▶ _Exercise goal_: Say how many lines contain the word "this" and give no other text.

---------------

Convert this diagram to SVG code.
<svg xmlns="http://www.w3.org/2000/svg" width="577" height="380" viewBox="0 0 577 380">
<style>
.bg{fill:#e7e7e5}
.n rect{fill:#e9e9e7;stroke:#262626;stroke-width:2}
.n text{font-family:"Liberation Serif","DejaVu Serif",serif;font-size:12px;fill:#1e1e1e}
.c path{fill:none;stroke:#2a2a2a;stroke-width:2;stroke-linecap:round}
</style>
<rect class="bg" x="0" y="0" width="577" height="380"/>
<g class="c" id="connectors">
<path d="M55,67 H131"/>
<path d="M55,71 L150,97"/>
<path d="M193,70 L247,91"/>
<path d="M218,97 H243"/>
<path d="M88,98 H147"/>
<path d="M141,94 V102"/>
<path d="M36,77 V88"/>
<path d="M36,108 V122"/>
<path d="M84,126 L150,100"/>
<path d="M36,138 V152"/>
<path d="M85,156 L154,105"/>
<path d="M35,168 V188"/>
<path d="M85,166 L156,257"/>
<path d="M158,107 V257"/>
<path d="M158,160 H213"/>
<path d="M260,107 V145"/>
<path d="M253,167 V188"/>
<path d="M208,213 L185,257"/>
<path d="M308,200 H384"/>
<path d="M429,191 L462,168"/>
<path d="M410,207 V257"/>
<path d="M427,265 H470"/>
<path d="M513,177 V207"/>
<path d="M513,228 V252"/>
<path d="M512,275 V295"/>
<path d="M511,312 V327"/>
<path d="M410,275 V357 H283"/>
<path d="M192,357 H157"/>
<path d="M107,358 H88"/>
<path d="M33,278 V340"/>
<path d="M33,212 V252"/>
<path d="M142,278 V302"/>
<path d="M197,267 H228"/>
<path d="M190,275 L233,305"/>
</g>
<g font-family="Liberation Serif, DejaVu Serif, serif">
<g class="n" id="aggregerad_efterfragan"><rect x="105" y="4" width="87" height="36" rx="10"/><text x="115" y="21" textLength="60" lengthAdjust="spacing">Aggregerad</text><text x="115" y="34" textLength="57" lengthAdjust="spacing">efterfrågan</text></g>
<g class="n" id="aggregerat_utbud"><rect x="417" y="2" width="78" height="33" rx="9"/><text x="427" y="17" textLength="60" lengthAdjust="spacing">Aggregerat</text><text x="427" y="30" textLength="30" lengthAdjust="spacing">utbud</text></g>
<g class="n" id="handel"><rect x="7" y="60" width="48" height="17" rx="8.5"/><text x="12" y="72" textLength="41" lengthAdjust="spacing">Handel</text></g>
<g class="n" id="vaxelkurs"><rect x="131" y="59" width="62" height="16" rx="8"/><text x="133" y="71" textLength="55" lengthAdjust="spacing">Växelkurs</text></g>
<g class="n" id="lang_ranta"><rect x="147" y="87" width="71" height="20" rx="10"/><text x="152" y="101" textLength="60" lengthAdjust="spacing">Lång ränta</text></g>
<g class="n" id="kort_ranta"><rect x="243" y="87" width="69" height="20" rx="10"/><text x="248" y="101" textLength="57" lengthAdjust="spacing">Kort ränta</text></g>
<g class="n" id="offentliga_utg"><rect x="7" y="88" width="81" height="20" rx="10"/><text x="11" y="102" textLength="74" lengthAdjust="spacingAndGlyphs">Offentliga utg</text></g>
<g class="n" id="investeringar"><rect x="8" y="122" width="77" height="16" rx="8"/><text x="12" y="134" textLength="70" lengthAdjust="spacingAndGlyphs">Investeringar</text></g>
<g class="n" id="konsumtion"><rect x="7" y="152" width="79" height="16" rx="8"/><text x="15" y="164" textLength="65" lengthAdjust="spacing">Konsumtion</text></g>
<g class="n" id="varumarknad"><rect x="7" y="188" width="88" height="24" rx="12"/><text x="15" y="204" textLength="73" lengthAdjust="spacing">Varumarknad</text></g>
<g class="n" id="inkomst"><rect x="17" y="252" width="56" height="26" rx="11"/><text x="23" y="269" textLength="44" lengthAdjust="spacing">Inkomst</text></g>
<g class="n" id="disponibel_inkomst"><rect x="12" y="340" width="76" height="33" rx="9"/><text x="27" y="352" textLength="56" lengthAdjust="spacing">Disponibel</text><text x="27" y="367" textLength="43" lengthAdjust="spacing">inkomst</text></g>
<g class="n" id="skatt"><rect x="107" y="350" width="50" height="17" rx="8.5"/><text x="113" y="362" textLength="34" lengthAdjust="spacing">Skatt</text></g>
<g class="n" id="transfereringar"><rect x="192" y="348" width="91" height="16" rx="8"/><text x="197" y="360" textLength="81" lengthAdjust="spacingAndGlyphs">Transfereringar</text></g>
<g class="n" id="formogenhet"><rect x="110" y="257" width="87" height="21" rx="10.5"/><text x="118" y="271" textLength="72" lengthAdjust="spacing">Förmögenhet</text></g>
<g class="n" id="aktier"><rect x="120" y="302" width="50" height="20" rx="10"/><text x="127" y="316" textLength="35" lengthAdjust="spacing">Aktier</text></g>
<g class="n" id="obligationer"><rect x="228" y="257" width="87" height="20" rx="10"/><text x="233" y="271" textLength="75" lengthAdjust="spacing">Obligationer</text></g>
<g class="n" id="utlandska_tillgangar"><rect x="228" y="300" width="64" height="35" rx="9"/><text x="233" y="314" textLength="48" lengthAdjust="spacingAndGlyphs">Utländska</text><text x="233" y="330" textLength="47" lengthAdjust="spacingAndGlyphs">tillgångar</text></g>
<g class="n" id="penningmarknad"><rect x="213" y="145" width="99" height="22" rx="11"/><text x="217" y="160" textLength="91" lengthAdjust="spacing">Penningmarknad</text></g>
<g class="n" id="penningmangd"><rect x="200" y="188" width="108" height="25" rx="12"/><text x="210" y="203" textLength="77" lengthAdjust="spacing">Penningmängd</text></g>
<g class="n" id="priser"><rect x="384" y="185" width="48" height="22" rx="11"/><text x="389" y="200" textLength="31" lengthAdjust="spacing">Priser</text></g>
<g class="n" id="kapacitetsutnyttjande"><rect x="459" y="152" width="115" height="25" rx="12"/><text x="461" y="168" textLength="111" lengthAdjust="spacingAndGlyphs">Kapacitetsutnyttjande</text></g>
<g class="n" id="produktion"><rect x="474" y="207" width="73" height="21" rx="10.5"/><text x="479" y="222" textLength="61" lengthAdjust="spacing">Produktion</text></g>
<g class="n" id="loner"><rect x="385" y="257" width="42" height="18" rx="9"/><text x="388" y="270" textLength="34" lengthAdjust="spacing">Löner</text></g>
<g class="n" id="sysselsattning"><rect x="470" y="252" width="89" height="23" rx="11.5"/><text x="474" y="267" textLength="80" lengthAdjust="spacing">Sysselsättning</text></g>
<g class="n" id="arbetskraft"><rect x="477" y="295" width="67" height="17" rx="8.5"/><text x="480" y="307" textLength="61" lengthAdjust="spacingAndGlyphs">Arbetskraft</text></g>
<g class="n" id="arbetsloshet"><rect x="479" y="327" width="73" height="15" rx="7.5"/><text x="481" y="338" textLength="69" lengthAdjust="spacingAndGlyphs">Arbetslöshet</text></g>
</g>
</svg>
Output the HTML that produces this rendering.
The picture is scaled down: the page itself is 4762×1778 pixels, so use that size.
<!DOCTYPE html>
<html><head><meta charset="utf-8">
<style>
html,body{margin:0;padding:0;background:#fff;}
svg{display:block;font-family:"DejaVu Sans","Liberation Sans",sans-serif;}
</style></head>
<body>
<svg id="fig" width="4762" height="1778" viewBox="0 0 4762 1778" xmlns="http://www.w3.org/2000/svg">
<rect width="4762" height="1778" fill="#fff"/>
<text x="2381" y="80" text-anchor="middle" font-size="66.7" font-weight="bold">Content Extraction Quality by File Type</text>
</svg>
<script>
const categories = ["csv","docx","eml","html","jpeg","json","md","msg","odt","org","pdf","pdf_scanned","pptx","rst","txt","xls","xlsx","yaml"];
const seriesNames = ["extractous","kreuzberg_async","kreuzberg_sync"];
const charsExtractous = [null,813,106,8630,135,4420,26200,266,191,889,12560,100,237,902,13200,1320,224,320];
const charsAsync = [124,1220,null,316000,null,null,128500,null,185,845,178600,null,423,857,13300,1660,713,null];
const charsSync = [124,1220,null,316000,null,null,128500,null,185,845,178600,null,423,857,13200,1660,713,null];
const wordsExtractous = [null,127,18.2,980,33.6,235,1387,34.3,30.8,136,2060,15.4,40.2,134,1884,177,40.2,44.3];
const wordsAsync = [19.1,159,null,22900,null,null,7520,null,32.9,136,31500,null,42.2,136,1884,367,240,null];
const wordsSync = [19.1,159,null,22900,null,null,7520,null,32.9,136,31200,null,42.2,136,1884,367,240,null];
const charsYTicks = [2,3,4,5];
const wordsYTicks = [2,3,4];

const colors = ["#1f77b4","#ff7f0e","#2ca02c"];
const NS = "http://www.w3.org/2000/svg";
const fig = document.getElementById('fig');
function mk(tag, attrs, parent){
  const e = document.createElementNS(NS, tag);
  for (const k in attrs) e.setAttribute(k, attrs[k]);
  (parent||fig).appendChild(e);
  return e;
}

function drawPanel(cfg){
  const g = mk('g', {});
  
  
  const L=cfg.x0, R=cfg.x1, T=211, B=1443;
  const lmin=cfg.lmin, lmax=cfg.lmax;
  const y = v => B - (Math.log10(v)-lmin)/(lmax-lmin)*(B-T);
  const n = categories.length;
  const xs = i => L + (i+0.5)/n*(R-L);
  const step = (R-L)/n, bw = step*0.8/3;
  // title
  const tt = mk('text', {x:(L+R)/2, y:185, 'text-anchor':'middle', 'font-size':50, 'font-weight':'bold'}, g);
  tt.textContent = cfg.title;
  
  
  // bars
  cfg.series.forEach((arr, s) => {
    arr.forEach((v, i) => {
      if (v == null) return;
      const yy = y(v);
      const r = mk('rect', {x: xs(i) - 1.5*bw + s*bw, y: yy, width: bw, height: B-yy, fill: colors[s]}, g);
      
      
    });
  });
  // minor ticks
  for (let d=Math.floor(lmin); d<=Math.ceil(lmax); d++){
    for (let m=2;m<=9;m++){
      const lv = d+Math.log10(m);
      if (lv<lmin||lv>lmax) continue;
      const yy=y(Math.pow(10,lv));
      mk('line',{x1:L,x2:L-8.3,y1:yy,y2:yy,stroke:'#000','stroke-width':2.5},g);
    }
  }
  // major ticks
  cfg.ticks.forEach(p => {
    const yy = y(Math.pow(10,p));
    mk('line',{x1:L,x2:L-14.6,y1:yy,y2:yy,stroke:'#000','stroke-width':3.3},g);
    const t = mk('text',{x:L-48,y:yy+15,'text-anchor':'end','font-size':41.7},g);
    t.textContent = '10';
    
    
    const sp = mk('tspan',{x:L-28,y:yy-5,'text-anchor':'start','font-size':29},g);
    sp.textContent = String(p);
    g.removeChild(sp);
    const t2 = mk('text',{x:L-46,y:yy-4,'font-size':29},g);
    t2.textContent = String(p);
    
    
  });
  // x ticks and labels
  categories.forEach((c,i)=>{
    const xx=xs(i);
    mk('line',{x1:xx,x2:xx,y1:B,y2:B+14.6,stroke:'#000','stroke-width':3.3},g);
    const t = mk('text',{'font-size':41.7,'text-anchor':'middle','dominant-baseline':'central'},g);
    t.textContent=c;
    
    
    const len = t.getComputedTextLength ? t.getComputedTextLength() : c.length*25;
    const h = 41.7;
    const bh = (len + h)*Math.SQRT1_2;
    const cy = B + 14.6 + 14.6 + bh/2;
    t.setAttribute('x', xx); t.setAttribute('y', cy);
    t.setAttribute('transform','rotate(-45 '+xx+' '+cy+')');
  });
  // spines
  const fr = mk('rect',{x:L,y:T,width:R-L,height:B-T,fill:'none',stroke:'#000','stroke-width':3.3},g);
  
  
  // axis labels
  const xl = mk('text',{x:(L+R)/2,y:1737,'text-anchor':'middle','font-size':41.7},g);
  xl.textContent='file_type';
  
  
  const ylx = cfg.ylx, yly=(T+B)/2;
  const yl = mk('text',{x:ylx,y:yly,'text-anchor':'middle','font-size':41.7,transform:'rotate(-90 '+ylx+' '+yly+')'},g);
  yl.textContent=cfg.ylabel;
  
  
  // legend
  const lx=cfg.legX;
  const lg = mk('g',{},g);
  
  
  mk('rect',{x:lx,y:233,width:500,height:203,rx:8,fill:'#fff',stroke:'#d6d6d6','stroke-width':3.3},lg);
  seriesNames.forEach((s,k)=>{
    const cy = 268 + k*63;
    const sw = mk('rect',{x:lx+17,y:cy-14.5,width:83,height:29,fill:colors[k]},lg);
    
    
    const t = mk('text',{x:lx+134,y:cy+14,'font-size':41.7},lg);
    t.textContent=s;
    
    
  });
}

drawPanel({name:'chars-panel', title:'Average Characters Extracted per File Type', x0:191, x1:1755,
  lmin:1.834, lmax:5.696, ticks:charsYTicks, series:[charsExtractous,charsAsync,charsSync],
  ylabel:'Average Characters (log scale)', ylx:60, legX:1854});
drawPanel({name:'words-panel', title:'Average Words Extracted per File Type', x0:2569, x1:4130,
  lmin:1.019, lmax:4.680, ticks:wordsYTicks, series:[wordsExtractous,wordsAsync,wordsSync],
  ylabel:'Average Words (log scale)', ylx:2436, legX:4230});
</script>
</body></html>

---------------

▶ _Exercise output_: 2